Vinnie and Fred are vastly different characters who share common human need: companionship, acceptance, love. Foreign Affairs is the story of the paths each of their lives takes while on this sojourn in England, how each reaches his own moment of truth. Along the way, we are greatly entertained by their independent observations of England and of English high society, of the inherent differences between American and English mannerisms and lifestyles, and of the pretenses we all put forth when interacting with the world. There are also some wonderful secondary characters, who occasionally upstage the two main characters, much to the reader's delight.

The novel moves along splendidly, until the very end, when, unfortunately, Lurie finds it necessary to throw in several plot twists which cater more to the dramatic, and play on coincidence and unfounded surprise. These are so utterly unnecessary that I became angry at Lurie for spoiling such a wonderfully engaging book.

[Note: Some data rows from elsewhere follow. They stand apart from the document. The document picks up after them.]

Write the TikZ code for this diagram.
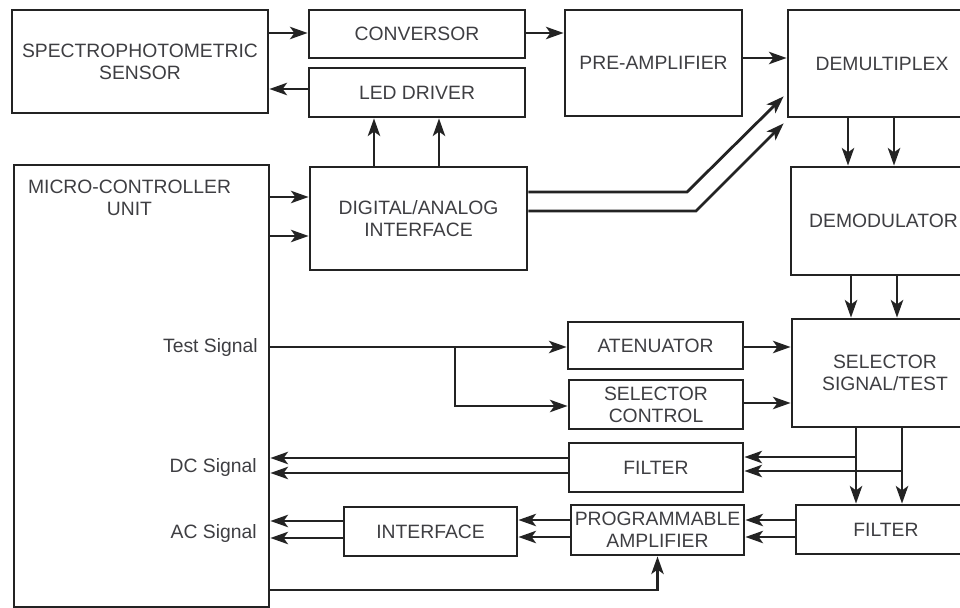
\documentclass[tikz,border=0pt]{standalone}
\usepackage{fontspec}
\setmainfont{Liberation Sans}
\usepackage{tikz}
\usetikzlibrary{arrows.meta, positioning, calc}
\definecolor{linegray}{RGB}{35, 35, 35}
\definecolor{textgray}{RGB}{62, 62, 66}

\begin{document}
\begin{tikzpicture}[
    x=0.02cm, y=-0.02cm,
    block/.style={draw=linegray, line width=1.6pt, inner sep=0pt, align=center,
                  text=textgray, font=\fontsize{11}{12.5}\selectfont},
    boxsize/.style 2 args={minimum width=#1*0.02cm, minimum height=#2*0.02cm},
    signal/.style={anchor=east, inner sep=0pt, align=center, text=textgray,
                   font=\fontsize{11}{12.5}\selectfont},
    link/.style={draw=linegray, line width=1.6pt},
    arr/.style={link, -{Stealth[length=10pt, width=7pt, inset=2.5pt]}}
]
    \clip (0,0) rectangle (960,608);

    % ==================== SENSOR CHAIN ====================
    \node[block, boxsize={256}{103}] (sensor) at (140,61.5) {SPECTROPHOTOMETRIC\\SENSOR};
    \node[block, boxsize={216}{48}] (conv) at (417,34) {CONVERSOR};
    \node[block, boxsize={216}{49}] (led) at (417,92.5) {LED DRIVER};
    \node[block, boxsize={177}{106}] (preamp) at (653.5,63) {PRE-AMPLIFIER};
    \node[block, boxsize={188}{107}] (demux) at (882,63.5) {DEMULTIPLEX};
    \node[block, boxsize={185}{108}] (demod) at (883.5,221) {DEMODULATOR};

    % ==================== CONTROLLER ====================
    \node[block, boxsize={255}{442}] (mcu) at (141.5,386) {};
    \node[signal, anchor=center] (mcutitle) at (129.5,197.5) {MICRO-CONTROLLER\\UNIT};
    \node[signal] (testsig) at (258,348) {Test Signal};
    \node[signal] (dcsig) at (257,467) {DC Signal};
    \node[signal] (acsig) at (257,533) {AC Signal};
    \node[block, boxsize={217}{103}] (da) at (418.5,218.5) {DIGITAL/ANALOG\\INTERFACE};

    % ==================== SIGNAL PATH ====================
    \node[block, boxsize={175}{47}] (aten) at (655.5,345.5) {ATENUATOR};
    \node[block, boxsize={174}{49}] (selctl) at (656,404.5) {SELECTOR\\CONTROL};
    \node[block, boxsize={186}{108}] (sst) at (885,373) {SELECTOR\\SIGNAL/TEST};
    \node[block, boxsize={174}{49}] (filt1) at (656,467.5) {FILTER};
    \node[block, boxsize={180}{49}] (filt2) at (886,529.5) {FILTER};
    \node[block, boxsize={173}{50}] (progamp) at (657.5,530) {PROGRAMMABLE\\AMPLIFIER};
    \node[block, boxsize={173}{49}] (iface) at (430.5,531.5) {INTERFACE};

    \coordinate (testtap) at (455,347);
    \coordinate (dctap1) at (856,457);
    \coordinate (dctap2) at (902,471);
    \coordinate (bend1) at (687,192);
    \coordinate (bend2) at (696,211);

    % ==================== CONNECTIONS ====================
    % Sensor relationships
    \draw[arr] (sensor.east |- 0,33) -- (conv.west |- 0,33);
    \draw[arr] (led.west |- 0,89) -- (sensor.east |- 0,89);
    \draw[arr] (conv.east |- 0,33) -- (preamp.west |- 0,33);
    \draw[arr] (preamp.east |- 0,58) -- (demux.west |- 0,58);
    \draw[arr] (demux.south -| 848,0) -- (demod.north -| 848,0);
    \draw[arr] (demux.south -| 894,0) -- (demod.north -| 894,0);
    \draw[arr] (demod.south -| 851,0) -- (sst.north -| 851,0);
    \draw[arr] (demod.south -| 897,0) -- (sst.north -| 897,0);

    % Interface relationships
    \draw[arr] (da.north -| 374,0) -- (led.south -| 374,0);
    \draw[arr] (da.north -| 439,0) -- (led.south -| 439,0);
    \draw[arr] (mcu.east |- 0,197) -- (da.west |- 0,197);
    \draw[arr] (mcu.east |- 0,236) -- (da.west |- 0,236);
    \draw[arr] (da.east |- bend1) -- (bend1) -- ($(demux.south west)+(-3,-22)$);
    \draw[arr] (da.east |- bend2) -- (bend2) -- ($(demux.south west)+(-3,5)$);

    % Test signal relationships
    \draw[arr] (mcu.east |- testtap) -- (aten.west |- testtap);
    \draw[arr] (testtap) |- (selctl.west |- 0,406);
    \draw[arr] (aten.east |- testtap) -- (sst.west |- testtap);
    \draw[arr] (selctl.east |- 0,403) -- (sst.west |- 0,403);

    % Output relationships
    \draw[arr] (sst.south -| dctap1) -- (filt2.north -| dctap1);
    \draw[arr] (sst.south -| dctap2) -- (filt2.north -| dctap2);
    \draw[arr] (dctap1) -- (filt1.east |- dctap1);
    \draw[arr] (dctap2) -- (filt1.east |- dctap2);
    \draw[arr] (filt1.west |- 0,458) -- (mcu.east |- 0,458);
    \draw[arr] (filt1.west |- 0,473) -- (mcu.east |- 0,473);
    \draw[arr] (filt2.west |- 0,520) -- (progamp.east |- 0,520);
    \draw[arr] (filt2.west |- 0,537) -- (progamp.east |- 0,537);
    \draw[arr] (progamp.west |- 0,520) -- (iface.east |- 0,520);
    \draw[arr] (progamp.west |- 0,537) -- (iface.east |- 0,537);
    \draw[arr] (iface.west |- 0,521) -- (mcu.east |- 0,521);
    \draw[arr] (iface.west |- 0,538) -- (mcu.east |- 0,538);
    \draw[arr] (mcu.east |- 0,590) -| (progamp.south);
\end{tikzpicture}
\end{document}
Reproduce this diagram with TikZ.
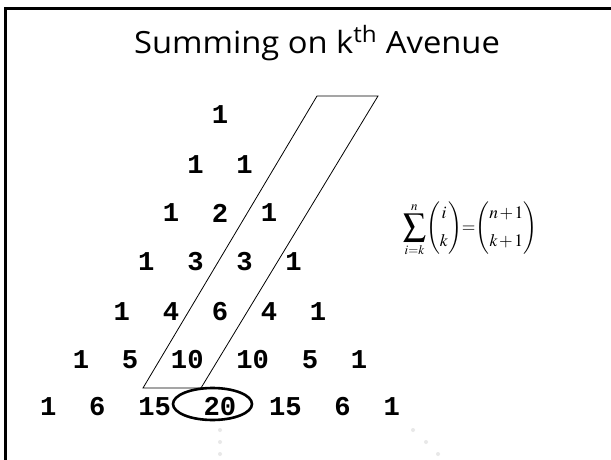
\documentclass[tikz,border=0pt]{standalone}
\usepackage{mathptmx}
\usepackage[no-math]{fontspec}
\newfontfamily\monob{Liberation Mono}
\newfontfamily\titlefont{Open Sans}
\tikzset{
  num/.style={font=\monob\bfseries\fontsize{27.2}{30}\selectfont, inner sep=0pt, anchor=center},
  frameline/.style={line width=3pt, line join=miter},
  avenue/.style={line width=0.8pt, line join=miter},
  ring/.style={line width=2.6pt},
  faintdot/.style={fill=black!9}
}
\begin{document}
\begin{tikzpicture}[x=1pt,y=-1pt]
\useasboundingbox (0,0) rectangle (611,460);
\fill[white] (0,0) rectangle (611,460);
% frame
\draw[frameline] (5.5,460) -- (5.5,9) -- (611,9);
% title
\node[font=\titlefont\fontsize{30.6}{36}\selectfont, anchor=base, inner sep=0pt] (title) at (317,54) {\scalebox{1.07}[1]{Summing on k\textsuperscript{th} Avenue}};
% avenue parallelogram
\draw[avenue] (143,388) -- (317,96) -- (378,96) -- (201,388) -- cycle;
% rows
\node[num] (r1a) at (220,115) {1};
\node[num] (r2a) at (195.5,165) {1};
\node[num] (r2b) at (244.5,165) {1};
\node[num] (r3a) at (171,213) {1};
\node[num] (r3b) at (220,213) {2};
\node[num] (r3c) at (269,213) {1};
\node[num] (r4a) at (146.4,262) {1};
\node[num] (r4b) at (195.5,262) {3};
\node[num] (r4c) at (244.5,262) {3};
\node[num] (r4d) at (293.6,262) {1};
\node[num] (r5a) at (121.9,312) {1};
\node[num] (r5b) at (171,312) {4};
\node[num] (r5c) at (220,312) {6};
\node[num] (r5d) at (269,312) {4};
\node[num] (r5e) at (318,312) {1};
\node[num] (r6a) at (81,360) {1};
\node[num] (r6b) at (130,360) {5};
\node[num] (r6c) at (187.3,360) {10};
\node[num] (r6d) at (252.7,360) {10};
\node[num] (r6e) at (310,360) {5};
\node[num] (r6f) at (359,360) {1};
\node[num] (r7a) at (48.3,407) {1};
\node[num] (r7b) at (97.3,407) {6};
\node[num] (r7c) at (154.6,407) {15};
\node[num] (r7d) at (220,407) {20};
\node[num] (r7e) at (285.4,407) {15};
\node[num] (r7f) at (342.6,407) {6};
\node[num] (r7g) at (391.7,407) {1};
% ring around 20
\draw[ring] (212.5,404) ellipse [x radius=39.5, y radius=16];
% formula
\node[inner sep=0pt] (formula) at (470,229)
  {\scalebox{1.75}{$\displaystyle \mathop{\vcenter{\hbox{\scalebox{1.3}{$\displaystyle\sum$}}}}\limits_{i=k}^{n}\!\left(\begin{array}{@{}c@{}} i\\[4pt] k\end{array}\right)\mkern-2mu{=}\mkern-2mu\left(\begin{array}{@{}c@{}} n\mkern-1mu+\mkern-1mu1\\[4pt] k\mkern-1mu+\mkern-1mu1\end{array}\right)$}};
% faint dots
\fill[faintdot] (220,430) circle (2);
\fill[faintdot] (220,442) circle (2);
\fill[faintdot] (220,454) circle (2);
\fill[faintdot] (413,430) circle (2);
\fill[faintdot] (426,442) circle (2);
\fill[faintdot] (438,454) circle (2);
\end{tikzpicture}
\end{document}
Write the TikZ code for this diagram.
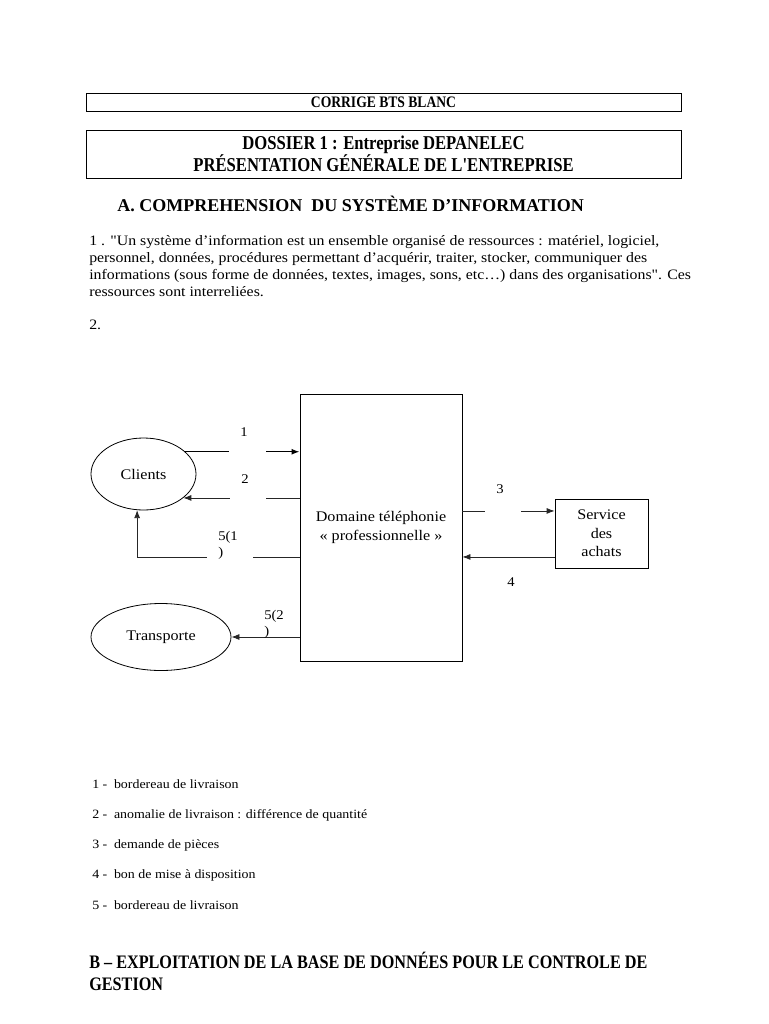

Still, despite a few weak moments near the end, this one gets four stars

Witty, poignant and charming...Lurie writes like a dream5
Alison Lurie's "Foreign Affairs" is quite the most witty, poignant and charming book I have read all year. Lurie had me in her spell right from the opening chapter where I was struck by her sureness of touch and intuitive understanding of the workings of the human heart. Her sense of humour is so honest and spot-on it's uncanny. She had me in stitches no sooner than Vinnie Miner boarded the plane and found to her dismay the unlikeliest of travelling companions seated next to her and determined to make conversation. Lurie's protagonists, Vinnie Miner and Fred Turner, are both living, breathing individuals everyone recognises. They aren't "types" but real people, not particularly distinguished or virtuous, with insecurities, but nevertheless people you feel compassion for. Vinnie and Fred are thrown together, sharing the same broad social milieu and developing romantic attachments with the unlikeliest of liasons. Of the two, Vinnie's story is by far the more convincing and successful. It is also heartwarming and touching. In contrast, Fred's liason is a little bland and one dimensional but saved by a dark twist at the end which I won't give away. "Foreign Affairs" has to be Lurie's masterpiece. It is a truly delightful and exceptional literary achievement by a novelist whose trademark is a graceful old school charm that's so rare to find these days. It richly deserves its Pulitzer Prize winning status and I would recommend it to anyone who reads to be moved and entertained.

Parallel Lives Cross Paths in Rich Character Play4
Combine two seemingly contrasting anti-heroes with a handful of average Joes and Joans and you get a very appealing literary casserole.

If you're looking for a story that concentrates on character development, powerful prose and situational nuances then this book might be for you.

It is populated by people you know from work, school or church - real people. It is smartly written. And the situations are not concocted or included for effect. You can relate to the circumstances, emphathize with the decisions and dismay or rejoice in the results - all the while enjoying some high quality writing.

Another reviewer commented that the ending was a bit disappointing - though I acknowledge the argument I disagree with the premise. The choices the individuals make, up to and including final sequences, are consistent with their characterizations. It's what would have happened were the characters real people. Because it was neatly wrapped up in the final pages is perhaps it's only flaw - but a story has to end somewhere.

Lurie cooks up a quality story that gets you hooked by feeding you small tasty morsel after small tasty morsel. By the end you'll find your literary, entertainment and intellectual cravings satisfied.